-- Collected material --
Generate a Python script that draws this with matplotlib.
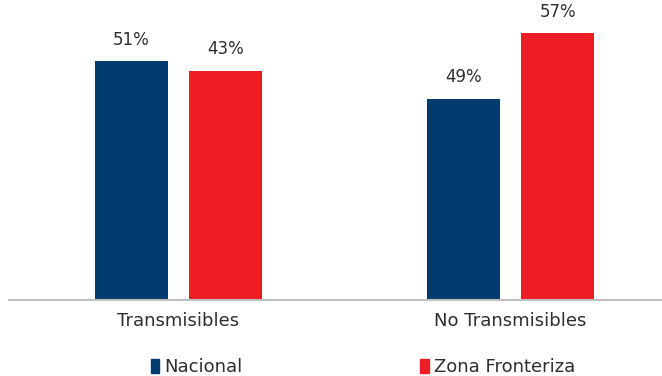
import matplotlib
matplotlib.use('Agg')

import numpy as np
import matplotlib.pyplot as plt
from matplotlib.patches import Patch

categorias = ['Transmisibles', 'No Transmisibles']
series = ['Nacional', 'Zona Fronteriza']
# alturas de barra
nacional = [51, 43]
fronteriza = [49, 57]
# etiquetas tal como aparecen sobre las barras
etiquetas_nacional = ['51%', '49%']
etiquetas_fronteriza = ['43%', '57%']

azul = '#023B6D'
rojo = '#EE1C25'
gris_texto = '#2E2E2E'

fig = plt.figure(figsize=(6.62, 3.76), dpi=100)
ax = fig.add_axes([9 / 662, 76 / 376, 653 / 662, 281 / 376])

x = np.arange(len(categorias))
ancho = 0.22
desp = 0.1416
b1 = ax.bar(x - desp, nacional, ancho, color=azul, label=series[0])
b2 = ax.bar(x + desp, fronteriza, ancho, color=rojo, label=series[1])

for barras, textos in [(b1, etiquetas_nacional), (b2, etiquetas_fronteriza)]:
    for b, t in zip(barras, textos):
        ax.annotate(t, (b.get_x() + b.get_width() / 2, b.get_height()),
                    xytext=(0, 9), textcoords='offset points',
                    ha='center', va='bottom', fontsize=12, color=gris_texto,
                    annotation_clip=False)

ax.set_xlim(-0.5105, 1.456)
ax.set_ylim(0, 60)
ax.set_xticks(x)
ax.set_xticklabels(categorias, fontsize=13, color=gris_texto)
ax.tick_params(axis='x', length=0, pad=9)
ax.set_yticks([])
for lado in ['top', 'right', 'left']:
    ax.spines[lado].set_visible(False)
ax.spines['bottom'].set_color('#BFBFBF')
ax.spines['bottom'].set_linewidth(1.5)

handles = [Patch(color=azul), Patch(color=rojo)]
fig.legend(handles, series, loc='center', bbox_to_anchor=(363 / 662, 1 - 367 / 376),
           ncol=2, frameon=False, fontsize=13, handlelength=0.45, handleheight=0.85,
           handletextpad=0.3, columnspacing=9.85, labelcolor=gris_texto,
           borderpad=0, borderaxespad=0)

fig.savefig('out.png', dpi=100)
plt.close(fig)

-- Directive --
Reproduce each line word for word and drop the pictures.

-- Answer to this exercise --
Generate a Python script that draws this with matplotlib.
import matplotlib
matplotlib.use('Agg')

import numpy as np
import matplotlib.pyplot as plt
from matplotlib.patches import Patch

categorias = ['Transmisibles', 'No Transmisibles']
series = ['Nacional', 'Zona Fronteriza']
# alturas de barra
nacional = [51, 43]
fronteriza = [49, 57]
# etiquetas tal como aparecen sobre las barras
etiquetas_nacional = ['51%', '49%']
etiquetas_fronteriza = ['43%', '57%']

azul = '#023B6D'
rojo = '#EE1C25'
gris_texto = '#2E2E2E'

fig = plt.figure(figsize=(6.62, 3.76), dpi=100)
ax = fig.add_axes([9 / 662, 76 / 376, 653 / 662, 281 / 376])

x = np.arange(len(categorias))
ancho = 0.22
desp = 0.1416
b1 = ax.bar(x - desp, nacional, ancho, color=azul, label=series[0])
b2 = ax.bar(x + desp, fronteriza, ancho, color=rojo, label=series[1])

for barras, textos in [(b1, etiquetas_nacional), (b2, etiquetas_fronteriza)]:
    for b, t in zip(barras, textos):
        ax.annotate(t, (b.get_x() + b.get_width() / 2, b.get_height()),
                    xytext=(0, 9), textcoords='offset points',
                    ha='center', va='bottom', fontsize=12, color=gris_texto,
                    annotation_clip=False)

ax.set_xlim(-0.5105, 1.456)
ax.set_ylim(0, 60)
ax.set_xticks(x)
ax.set_xticklabels(categorias, fontsize=13, color=gris_texto)
ax.tick_params(axis='x', length=0, pad=9)
ax.set_yticks([])
for lado in ['top', 'right', 'left']:
    ax.spines[lado].set_visible(False)
ax.spines['bottom'].set_color('#BFBFBF')
ax.spines['bottom'].set_linewidth(1.5)

handles = [Patch(color=azul), Patch(color=rojo)]
fig.legend(handles, series, loc='center', bbox_to_anchor=(363 / 662, 1 - 367 / 376),
           ncol=2, frameon=False, fontsize=13, handlelength=0.45, handleheight=0.85,
           handletextpad=0.3, columnspacing=9.85, labelcolor=gris_texto,
           borderpad=0, borderaxespad=0)

fig.savefig('out.png', dpi=100)
plt.close(fig)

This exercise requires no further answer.